First, parties may have excluded general economic events, epidemics and other natural disasters from the definition of material adverse change. Second, the clause may foresee the exclusion of MAC if the global economy as a whole is in a difficult situation (so-called “market MAC”) other than the target company itself (so-called “business MAC”). A purchaser might not be successful in arguing that the COVID-19 pandemic constitutes a MAC if the target company is hit by the crisis, but is not worse off than other companies in the same industry. Third, the MAC clause may exclude such negative changes which were known to the buyer or which the buyer ought to have known.
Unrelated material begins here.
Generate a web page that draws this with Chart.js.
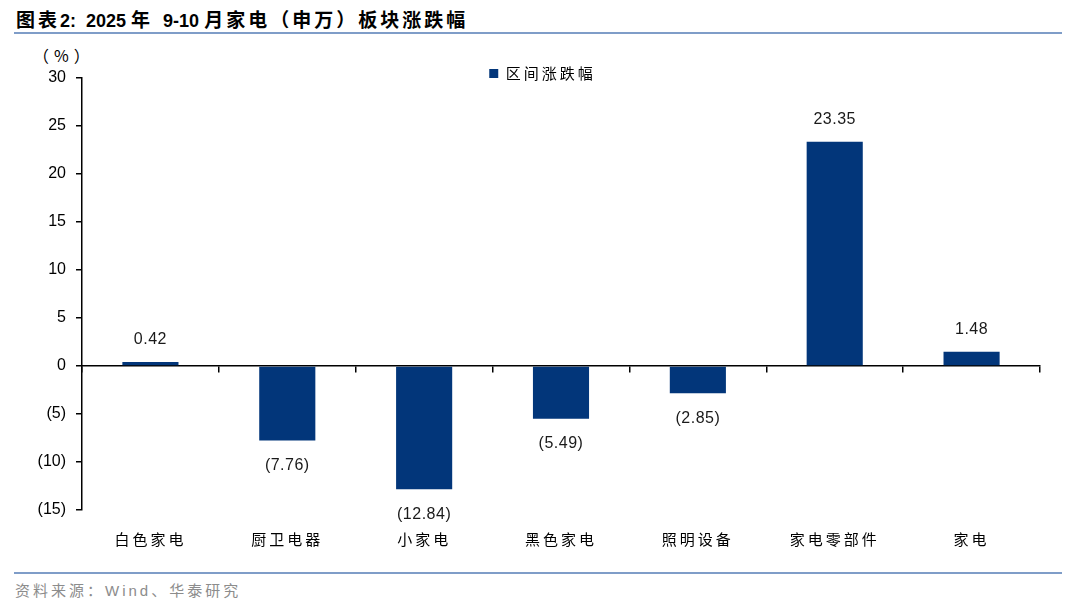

In such case, the signing date will play a decisive role in whether the buyer can rely on a MAC. On March 11, 2020, a worldwide pandemic was declared by the WHO. Sellers could therefore use this day to argue that in the case of SPAs concluded after this date, the buyer was aware of the reduced future prospects due to the pandemic. Others may even argue that the beginning of the outbreak of the epidemic could be taken as a basis, with the argument that a global impact was foreseeable at that time.

If the Parties have not limited the MAC Clause in a way to exclude the COVID-19 pandemic, in a second step it has to be determined whether the pandemic reaches the threshold of a MAC.

This is probably the most difficult part, because (i) there is no case law to rely upon and (ii) the further development and implications of the pandemic are not yet predictable. So far, it is not foreseeable when the restrictions on trade and economic activity will be suspended and if the restrictions will be imposed again if there is a second wave of the pandemic. Here are some of the arguments that we are likely to see:

Sellers are likely to rely on the Delaware Court’s interpretation of MAC clauses and will argue that there is no material adverse change unless the COVID-19 pandemic leads to long-term effects. For purchasers it might be difficult to establish that the long-term (several years) earning potential of the target company is impacted when the future is as unpredictable as today. This being said, the COVID-19 pandemic has such dramatic effects on certain industries, such as the travel or airline industry, that a purchaser may well be able to prove a long-term impact on the earning potential.

Purchasers will of course offer a broader interpretation of the MAC clause and will argue that the Delaware Court’s interpretation is not binding on other courts and arbitral tribunals.

Moreover, purchasers might be more successful to argue a material adverse change where the target company is in a bad position to deal with the crisis, e.g. where the company has only a few cash savings and high operating costs and less successful where the target company might after the crisis be better off relative to its competitors.

To sum it up: Whether a purchaser can claim compensation or can pull out of a deal first and foremost depends on the scope of the MAC clause. Secondly, it will depend on the court’s or tribunal’s interpretation of the MAC threshold. Thirdly, it will depend on the specific situation the target company is in and how devastating the impact of the COVID-19 pandemic is.